§ **TASK PROMPT**: Copy exactly the lines that run from the top of the listing to the line containing "(cu-r) -- (te-l);", both ends included, and omit the pictures.

§ **SUPPLIED MATERIAL**:
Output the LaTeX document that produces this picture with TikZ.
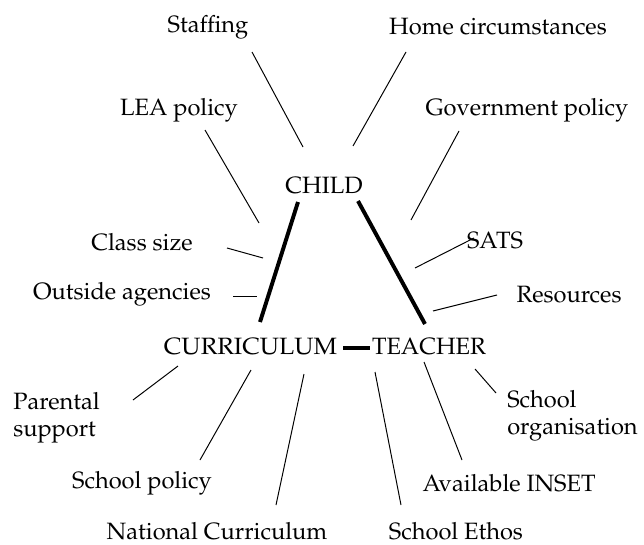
\documentclass[tikz,border=0pt]{standalone}
\usepackage[T1]{fontenc}
\usepackage{mathpazo}
\usetikzlibrary{positioning}

\begin{document}
\begin{tikzpicture}[x=0.025cm, y=-0.025cm,
    every node/.style={font=\fontsize{16.8}{19.5}\selectfont, inner sep=0pt},
    hub/.style={},
    factor/.style={align=center},
    factorleft/.style={align=left, anchor=west},
    spoke/.style={line width=0.7pt, black},
    link/.style={line width=2.8pt, black}
  ]
  \useasboundingbox (0,0) rectangle (644,545);

  % Dreieck in der Mitte
  \node[hub] (child)   at (324,186) {CHILD};
  \node[hub] (curric)  at (250.5,347) {\scalebox{1.05}[1]{CURRICULUM}};
  \node[hub] (teacher) at (429,347) {TEACHER};

  \coordinate (ch-l) at (298,202); \coordinate (cu-t) at (260,322);
  \coordinate (ch-r) at (358,201); \coordinate (te-t) at (425,324);
  \coordinate (cu-r) at (343,348); \coordinate (te-l) at (370,348);
  \draw[link] (ch-l) -- (cu-t);
  \draw[link] (ch-r) -- (te-t);
  \draw[link] (cu-r) -- (te-l);

  % Einflussfaktoren oben
  \node[factor] (staffing) at (208,27)  {Staffing};
  \node[factor] (home)     at (498,27)  {Home circumstances};
  \node[factor] (lea)      at (179,110) {LEA policy};
  \node[factor] (gov)      at (527,110) {Government policy};
  \node[factor] (class)    at (142,242) {Class size};
  \node[factor] (sats)     at (495,241) {SATS};
  \node[factor] (outside)  at (122,294) {Outside agencies};
  \node[factor] (res)      at (569,295) {Resources};

  % Einflussfaktoren unten
  \node[factorleft] (parent) at (13,418)  {Parental\\support};
  \node[factor] (spolicy)    at (142,483) {School policy};
  \node[factor] (natcur)     at (217,531) {National Curriculum};
  \node[factor] (ethos)      at (456,531) {School Ethos};
  \node[factor] (inset)      at (509,483) {Available INSET};
  \node[factorleft] (org)    at (507,416) {School\\organisation};

  % Verbindungslinien (mit Abstand zu den Texten)
  \coordinate (stf-a) at (252,52);  \coordinate (stf-b) at (303,147);
  \coordinate (hom-a) at (406,52);  \coordinate (hom-b) at (353,146);
  \coordinate (lea-a) at (205,130); \coordinate (lea-b) at (259,223);
  \coordinate (gov-a) at (459,131); \coordinate (gov-b) at (411,220);
  \coordinate (cls-a) at (227,248); \coordinate (cls-b) at (263,258);
  \coordinate (sat-a) at (474,238); \coordinate (sat-b) at (415,268);
  \coordinate (out-a) at (233,296); \coordinate (out-b) at (257,296);
  \coordinate (res-a) at (497,295); \coordinate (res-b) at (433,311);
  \coordinate (par-a) at (133,400); \coordinate (par-b) at (178,366);
  \coordinate (spo-a) at (200,460); \coordinate (spo-b) at (251,370);
  \coordinate (nat-a) at (276,505); \coordinate (nat-b) at (304,374);
  \coordinate (eth-a) at (401,505); \coordinate (eth-b) at (375,372);
  \coordinate (ins-a) at (462,460); \coordinate (ins-b) at (424,362);
  \coordinate (org-a) at (496,393); \coordinate (org-b) at (475,369);

  \draw[spoke] (stf-a) -- (stf-b);
  \draw[spoke] (hom-a) -- (hom-b);
  \draw[spoke] (lea-a) -- (lea-b);
  \draw[spoke] (gov-a) -- (gov-b);
  \draw[spoke] (cls-a) -- (cls-b);
  \draw[spoke] (sat-a) -- (sat-b);
  \draw[spoke] (out-a) -- (out-b);
  \draw[spoke] (res-a) -- (res-b);
  \draw[spoke] (par-a) -- (par-b);
  \draw[spoke] (spo-a) -- (spo-b);
  \draw[spoke] (nat-a) -- (nat-b);
  \draw[spoke] (eth-a) -- (eth-b);
  \draw[spoke] (ins-a) -- (ins-b);
  \draw[spoke] (org-a) -- (org-b);

\end{tikzpicture}
\end{document}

§ **TASK RESPONSE**:
Output the LaTeX document that produces this picture with TikZ.
\documentclass[tikz,border=0pt]{standalone}
\usepackage[T1]{fontenc}
\usepackage{mathpazo}
\usetikzlibrary{positioning}

\begin{document}
\begin{tikzpicture}[x=0.025cm, y=-0.025cm,
    every node/.style={font=\fontsize{16.8}{19.5}\selectfont, inner sep=0pt},
    hub/.style={},
    factor/.style={align=center},
    factorleft/.style={align=left, anchor=west},
    spoke/.style={line width=0.7pt, black},
    link/.style={line width=2.8pt, black}
  ]
  \useasboundingbox (0,0) rectangle (644,545);

  % Dreieck in der Mitte
  \node[hub] (child)   at (324,186) {CHILD};
  \node[hub] (curric)  at (250.5,347) {\scalebox{1.05}[1]{CURRICULUM}};
  \node[hub] (teacher) at (429,347) {TEACHER};

  \coordinate (ch-l) at (298,202); \coordinate (cu-t) at (260,322);
  \coordinate (ch-r) at (358,201); \coordinate (te-t) at (425,324);
  \coordinate (cu-r) at (343,348); \coordinate (te-l) at (370,348);
  \draw[link] (ch-l) -- (cu-t);
  \draw[link] (ch-r) -- (te-t);
  \draw[link] (cu-r) -- (te-l);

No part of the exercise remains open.